Rolling back SELECT query took hours, used high CPU and very low disk. I couldn't see why.

  • A user ran the below command against one of our production servers (table name and ID value substituted). This is the complete problem query.

    SELECT DATA.ID
    FROM (
      SELECT 123456 AS ID
      UNION ALL SELECT 123457
     ... another 1000000 rows of the above UNION ALL SELECT <ID>...
    ) AS DATA
    WHERE NOT EXISTS (
    SELECT *
    FROM TABLE1
    WHERE TABLE1.ID = DATA.ID
    )

    This ran for two hours, then, after consulting with the user, I ran a KILL against the session's ID ago. After six further hours it was still rolling back (Task state was KILLED/ROLLBACK) and I restarted the SQL Server service to resolve the issue.  I expected it to end the SELECT query after a few seconds at most, and I couldn't see why.

    I'd like to be able to learn from this situation. I could really do with someone looking at what I've found, and pointing out where I could have better investigated to find what's going on.

    Here's the results of my investigation:

    The SQL Server instance is very low on memory
    I read from the Perfmon counter SQLServer:Memory Manager:Free Memory (KB) that memory is nearly at full-use  (it was varying between 40,000KB and 18,000KB free). I think that's a key.
    There was no paging happening (Perfmon counter Memory : Pages/sec sits at 0), I think because it had hit SQL Server's Max Memory of 12,000[MB].
    The virtual machine has 16GB of memory attached.

    This server is in a VMWare virtual machine, I could have perhaps ask for more memory to be hot-added to the box, but not in-time for the next loading window. I could have increased SQL's Max Memory to 14GB, which SQL would use, but that would only leave 2GB for Windows, causing the OS to page to disk.

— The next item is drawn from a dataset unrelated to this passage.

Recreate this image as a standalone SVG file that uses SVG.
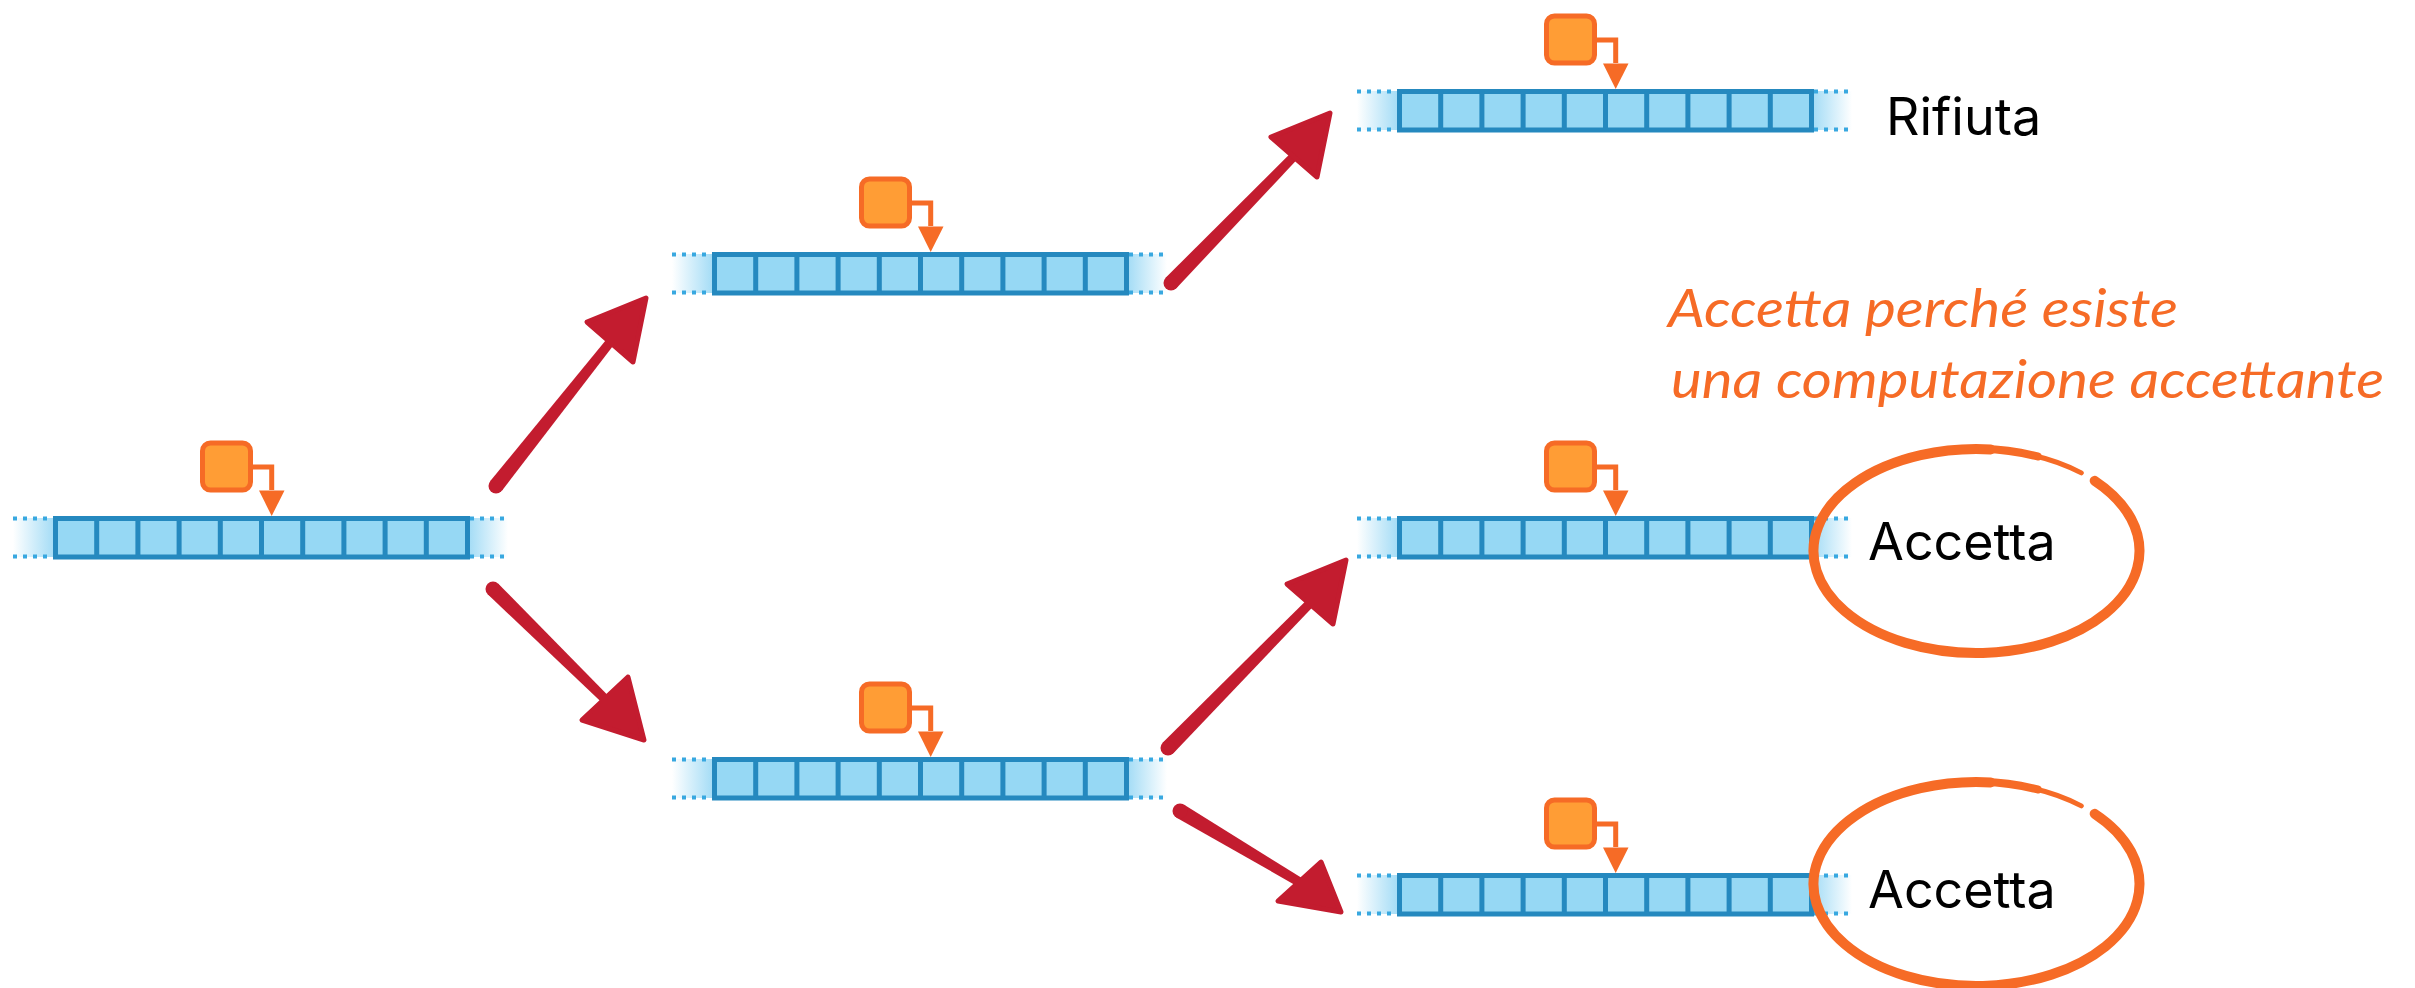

    CPU usage was high, but has a saw shape.
    sp_WhoIsActive showed the CPU increasing at a rate of approximately 83000 [milliseconds] per minute and using 200MB of memory.
    Activity Monitor showed CPU between 40% and 70%. The shape of that processor time graph looks saw-like, but I don't know what to make of that - the CPU pressure was not consistent, but I don't know what to infer from that.

    The VM has two physical CPUs, 4 logical cores, running at 2.4Ghz.

    This query did no reads/writes, and had no open transactions
    sp_WhoIsActive showed 0 reads,writes and physical reads for this query
    sp_WhoIsActive showed 0 open transactions and 0 tempdb allocations
    sp_WhoIsActive showed the status as runnable
    sp_WhoIsActive showed no other running tasks (besides the occasional operational query, which completed without issue)

    Other queries were (thankfully!) not blocked by this statement
    This table is loaded nightly, so this query didn't block INSERT/UPDATEs, allowing users to continue as normal during the workday (with a slower SQL server). 

    There were no concerning waits
    I didn't see any significant waits in sys.dm_os_waiting_tasks over 60 seconds


    This probably wasn't an I/O issue

    Activity Monitor Data File I/O Response Times were <= 10ms, except tempdb, which jumped up to 450-500ms on occasion.
    There were no problem latch waits, which I'd expect for an I/O issue.

    I could not get an estimated query plan
    This may have been a non-optimal thing to have done; I tried to get an estimated query plan to see if that would yield more information after five hours waiting. It waited on a RESOURCE_SEMAPHORE_QUERY_COMPILE wait, and I stopped it after approximately 30 seconds.

    No data was manipulated by the problem query
    There were no open transaction or data written/read from disk by the query, so this problem query didn't have any hostages. Restarting the SQL Server service seemed a reasonable choice to resolve the issue without further incident.

    My diagnosis
    The low memory issue had prevented this query from running, and caused problems killing it. This query did no data manipulation, so restarting the SQL Server service to resolve the problem before the following loading window was a reasonable course of action.

    Again, I'd really appreciate advice on how I could have investigated this better, any insight as to what what was going on during the six hours it took for this statement to die, and/or whether the solution I chose - restarting the SQL Server service - was reasonable, given the situation.

    Andrew P.

  • I've restarted the SQL Server service, which resolved the issue.

    I'd love to hear any suggestions on what I could have done differently to diagnose why the kill command wasn't able to quickly kill the session, or what you think could have caused this.

    Andrew

  • What about tempdb, looks to me like that could be part of the problem.